» What the task asks: Please write out the lines of the data exactly, beginning with the first and ending with the line containing "const jointConf95 = 4.6;"; leave the pictures behind.

» Supplied data:
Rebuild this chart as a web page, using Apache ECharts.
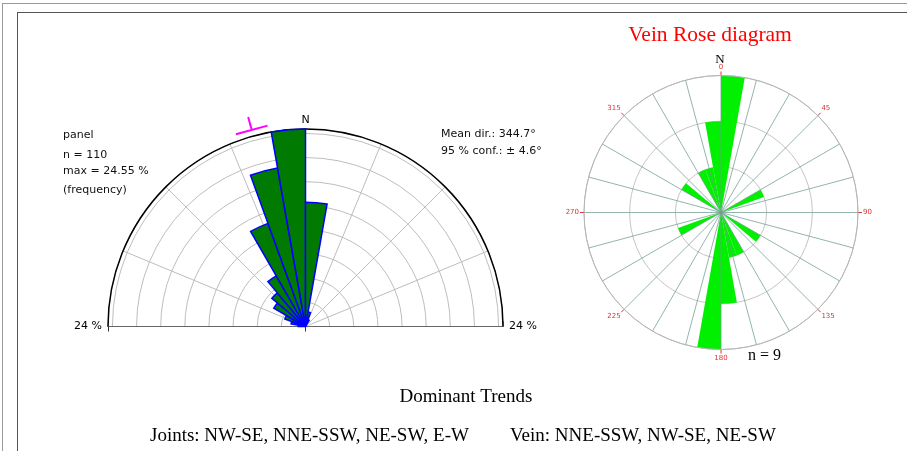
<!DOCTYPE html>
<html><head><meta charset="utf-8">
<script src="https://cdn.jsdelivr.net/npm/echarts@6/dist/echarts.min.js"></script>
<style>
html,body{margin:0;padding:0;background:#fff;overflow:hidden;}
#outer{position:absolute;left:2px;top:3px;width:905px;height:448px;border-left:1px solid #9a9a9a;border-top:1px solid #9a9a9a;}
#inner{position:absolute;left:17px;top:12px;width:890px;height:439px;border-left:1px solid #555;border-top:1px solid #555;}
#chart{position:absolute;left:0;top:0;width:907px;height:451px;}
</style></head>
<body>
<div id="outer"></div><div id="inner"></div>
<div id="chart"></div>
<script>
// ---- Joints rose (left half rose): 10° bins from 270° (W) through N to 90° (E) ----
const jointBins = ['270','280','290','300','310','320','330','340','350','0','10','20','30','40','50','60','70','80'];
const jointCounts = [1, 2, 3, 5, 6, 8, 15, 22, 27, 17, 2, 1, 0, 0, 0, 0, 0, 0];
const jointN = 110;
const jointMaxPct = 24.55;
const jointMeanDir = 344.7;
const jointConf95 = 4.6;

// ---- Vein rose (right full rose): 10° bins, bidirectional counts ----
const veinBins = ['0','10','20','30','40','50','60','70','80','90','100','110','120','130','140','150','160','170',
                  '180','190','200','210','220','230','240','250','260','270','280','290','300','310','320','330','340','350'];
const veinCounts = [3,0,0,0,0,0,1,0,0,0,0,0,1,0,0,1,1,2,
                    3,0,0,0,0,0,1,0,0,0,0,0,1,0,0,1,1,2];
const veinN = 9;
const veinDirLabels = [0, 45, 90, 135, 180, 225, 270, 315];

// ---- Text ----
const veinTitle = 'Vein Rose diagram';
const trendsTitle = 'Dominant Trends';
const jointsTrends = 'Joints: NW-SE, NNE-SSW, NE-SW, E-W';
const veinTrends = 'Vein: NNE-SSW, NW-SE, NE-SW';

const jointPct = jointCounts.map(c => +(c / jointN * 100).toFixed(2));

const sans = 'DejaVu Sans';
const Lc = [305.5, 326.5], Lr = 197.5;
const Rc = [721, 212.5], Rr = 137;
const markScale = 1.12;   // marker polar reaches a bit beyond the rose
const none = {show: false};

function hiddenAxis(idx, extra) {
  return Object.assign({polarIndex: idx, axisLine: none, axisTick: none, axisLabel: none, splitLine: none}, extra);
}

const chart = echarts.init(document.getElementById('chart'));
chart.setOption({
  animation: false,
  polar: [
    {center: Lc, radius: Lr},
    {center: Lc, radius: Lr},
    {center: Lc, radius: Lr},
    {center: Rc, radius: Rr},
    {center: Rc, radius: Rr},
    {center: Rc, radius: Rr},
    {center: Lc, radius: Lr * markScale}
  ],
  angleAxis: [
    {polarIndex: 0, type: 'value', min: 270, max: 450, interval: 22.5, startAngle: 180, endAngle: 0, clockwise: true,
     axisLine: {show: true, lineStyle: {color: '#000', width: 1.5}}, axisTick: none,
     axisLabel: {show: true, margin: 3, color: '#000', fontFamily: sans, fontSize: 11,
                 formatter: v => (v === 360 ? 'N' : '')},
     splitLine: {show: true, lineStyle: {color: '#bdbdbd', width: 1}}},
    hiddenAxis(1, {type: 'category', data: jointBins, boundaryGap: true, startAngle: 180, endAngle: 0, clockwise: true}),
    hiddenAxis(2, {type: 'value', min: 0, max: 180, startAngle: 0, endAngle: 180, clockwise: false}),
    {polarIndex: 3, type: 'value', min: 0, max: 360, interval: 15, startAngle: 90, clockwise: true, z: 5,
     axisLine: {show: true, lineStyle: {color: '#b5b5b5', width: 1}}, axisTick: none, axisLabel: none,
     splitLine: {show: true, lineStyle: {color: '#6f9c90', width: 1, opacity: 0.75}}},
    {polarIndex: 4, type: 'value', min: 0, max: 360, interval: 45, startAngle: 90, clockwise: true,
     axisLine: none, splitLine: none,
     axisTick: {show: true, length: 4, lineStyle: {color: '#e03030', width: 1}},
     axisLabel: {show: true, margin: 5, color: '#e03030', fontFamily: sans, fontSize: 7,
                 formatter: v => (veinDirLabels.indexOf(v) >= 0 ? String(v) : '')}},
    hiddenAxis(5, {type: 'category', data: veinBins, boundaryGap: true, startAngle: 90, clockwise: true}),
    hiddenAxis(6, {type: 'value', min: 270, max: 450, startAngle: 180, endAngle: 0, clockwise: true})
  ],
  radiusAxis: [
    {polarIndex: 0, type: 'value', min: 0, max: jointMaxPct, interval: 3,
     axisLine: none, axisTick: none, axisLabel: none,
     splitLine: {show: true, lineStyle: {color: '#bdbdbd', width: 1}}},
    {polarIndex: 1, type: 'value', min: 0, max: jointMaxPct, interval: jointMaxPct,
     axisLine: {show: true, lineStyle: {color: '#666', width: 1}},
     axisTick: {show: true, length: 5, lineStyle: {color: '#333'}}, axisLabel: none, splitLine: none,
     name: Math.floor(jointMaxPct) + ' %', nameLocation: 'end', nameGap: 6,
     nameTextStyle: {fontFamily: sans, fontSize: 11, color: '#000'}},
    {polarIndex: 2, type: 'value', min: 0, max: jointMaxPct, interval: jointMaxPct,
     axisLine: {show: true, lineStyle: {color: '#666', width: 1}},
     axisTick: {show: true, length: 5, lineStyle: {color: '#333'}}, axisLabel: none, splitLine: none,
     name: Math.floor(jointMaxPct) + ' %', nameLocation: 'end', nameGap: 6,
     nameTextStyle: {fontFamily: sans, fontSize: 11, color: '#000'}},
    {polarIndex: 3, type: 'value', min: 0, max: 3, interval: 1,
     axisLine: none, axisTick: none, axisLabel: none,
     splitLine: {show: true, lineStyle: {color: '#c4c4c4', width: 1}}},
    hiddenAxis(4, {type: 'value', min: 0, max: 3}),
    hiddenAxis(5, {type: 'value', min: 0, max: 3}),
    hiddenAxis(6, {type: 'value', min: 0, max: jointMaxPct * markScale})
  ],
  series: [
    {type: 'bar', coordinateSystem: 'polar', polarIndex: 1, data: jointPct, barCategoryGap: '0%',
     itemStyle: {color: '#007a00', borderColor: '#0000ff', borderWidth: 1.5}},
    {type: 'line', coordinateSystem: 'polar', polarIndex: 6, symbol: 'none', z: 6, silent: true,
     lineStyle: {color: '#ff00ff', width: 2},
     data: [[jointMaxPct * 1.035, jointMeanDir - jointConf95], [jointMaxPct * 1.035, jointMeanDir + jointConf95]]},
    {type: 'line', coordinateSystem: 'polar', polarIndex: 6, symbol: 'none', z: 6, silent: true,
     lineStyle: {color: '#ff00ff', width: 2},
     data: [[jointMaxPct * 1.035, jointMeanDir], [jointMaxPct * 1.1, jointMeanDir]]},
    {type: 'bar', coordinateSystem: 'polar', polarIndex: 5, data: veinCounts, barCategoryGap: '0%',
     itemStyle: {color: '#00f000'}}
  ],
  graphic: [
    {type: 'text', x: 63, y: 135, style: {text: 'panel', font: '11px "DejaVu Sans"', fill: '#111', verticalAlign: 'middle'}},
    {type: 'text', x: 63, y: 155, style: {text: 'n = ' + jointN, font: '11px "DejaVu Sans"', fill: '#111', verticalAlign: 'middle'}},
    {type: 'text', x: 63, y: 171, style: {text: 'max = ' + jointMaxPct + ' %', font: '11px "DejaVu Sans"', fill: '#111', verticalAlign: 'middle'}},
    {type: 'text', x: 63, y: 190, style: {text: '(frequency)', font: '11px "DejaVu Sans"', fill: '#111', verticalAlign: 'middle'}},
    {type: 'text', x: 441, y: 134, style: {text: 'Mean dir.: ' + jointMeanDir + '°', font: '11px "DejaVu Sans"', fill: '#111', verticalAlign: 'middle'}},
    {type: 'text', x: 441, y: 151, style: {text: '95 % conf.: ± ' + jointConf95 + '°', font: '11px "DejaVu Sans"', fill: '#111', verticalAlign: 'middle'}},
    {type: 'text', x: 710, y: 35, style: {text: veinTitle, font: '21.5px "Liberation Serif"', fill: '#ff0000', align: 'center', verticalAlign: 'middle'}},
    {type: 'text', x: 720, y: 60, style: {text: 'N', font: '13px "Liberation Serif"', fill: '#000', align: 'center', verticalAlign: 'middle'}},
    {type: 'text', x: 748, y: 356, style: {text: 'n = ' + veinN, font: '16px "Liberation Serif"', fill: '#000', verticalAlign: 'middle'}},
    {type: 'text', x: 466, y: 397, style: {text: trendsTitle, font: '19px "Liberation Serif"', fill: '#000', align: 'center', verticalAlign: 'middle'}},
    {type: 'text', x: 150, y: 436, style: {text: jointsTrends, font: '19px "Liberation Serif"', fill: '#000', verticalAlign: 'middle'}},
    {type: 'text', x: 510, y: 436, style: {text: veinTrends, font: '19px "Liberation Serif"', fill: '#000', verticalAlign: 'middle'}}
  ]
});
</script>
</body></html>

» Response below:
Rebuild this chart as a web page, using Apache ECharts.
<!DOCTYPE html>
<html><head><meta charset="utf-8">
<script src="https://cdn.jsdelivr.net/npm/echarts@6/dist/echarts.min.js"></script>
<style>
html,body{margin:0;padding:0;background:#fff;overflow:hidden;}
#outer{position:absolute;left:2px;top:3px;width:905px;height:448px;border-left:1px solid #9a9a9a;border-top:1px solid #9a9a9a;}
#inner{position:absolute;left:17px;top:12px;width:890px;height:439px;border-left:1px solid #555;border-top:1px solid #555;}
#chart{position:absolute;left:0;top:0;width:907px;height:451px;}
</style></head>
<body>
<div id="outer"></div><div id="inner"></div>
<div id="chart"></div>
<script>
// ---- Joints rose (left half rose): 10° bins from 270° (W) through N to 90° (E) ----
const jointBins = ['270','280','290','300','310','320','330','340','350','0','10','20','30','40','50','60','70','80'];
const jointCounts = [1, 2, 3, 5, 6, 8, 15, 22, 27, 17, 2, 1, 0, 0, 0, 0, 0, 0];
const jointN = 110;
const jointMaxPct = 24.55;
const jointMeanDir = 344.7;
const jointConf95 = 4.6;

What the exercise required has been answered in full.